I farm and used to hire help, but the workers’ compensation and risk of lawsuits made me change. I am now back to a one man operation with bigger, modern equipment and no need for extra manpower. I contract out many jobs rather than hire anyone. And at a certain age I will need to sell to a bigger farm rather than hire help. The bigger farms will do all my land with the same manpower they have now.

The government has destroyed job creation with regulations.

And what is to blame for these policies? Critics such as author and columnist C. Edmund Wright put the onus on liberal ideology. As Wright opined today:

Detroit is why we [conservatives] are right, and they [the liberals] are wrong, in the real world. Detroit is Obama, Bernanke, Jack Lew, MSNBC, Tim Geithner, Paul Krugman, Robert Reich, Al Sharpton, et al, in the economic flesh. Detroit is the unavoidable endgame of liberal Democrat control. It couldn’t happen here, in Detroit, and yet it did.

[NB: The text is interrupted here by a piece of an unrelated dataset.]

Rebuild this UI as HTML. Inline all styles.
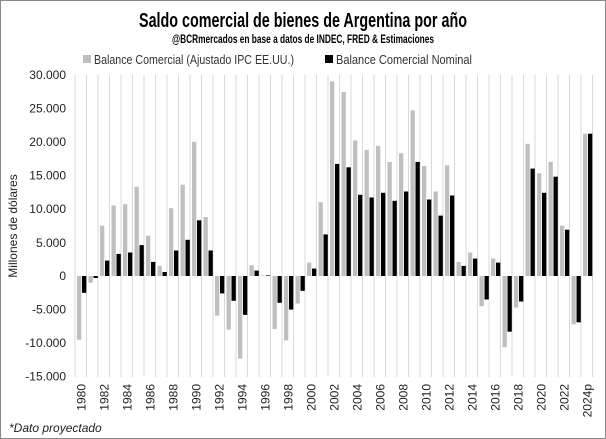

… Detroit can happen everywhere.… There’s a survey out this week showing that in 11 states, there are more welfare recipients than employed adults. This was not the case in all of Michigan, but it has been true for Detroit for a long time.

Meanwhile, many other cities, and various entire states, including mammoth California, are on the road to Motown at varying speeds. And in every case, Detroit-style liberals are in charge and generally have been for decades.

For sure, economic fortunes can fall fast. Haiti was once dubbed The Jewel of the Antilles, being the richest colony in the world; now it’s the Western Hemisphere’s poorest country. Likewise, Detroit was once America’s most prosperous city. Will Atlas next shrug at America?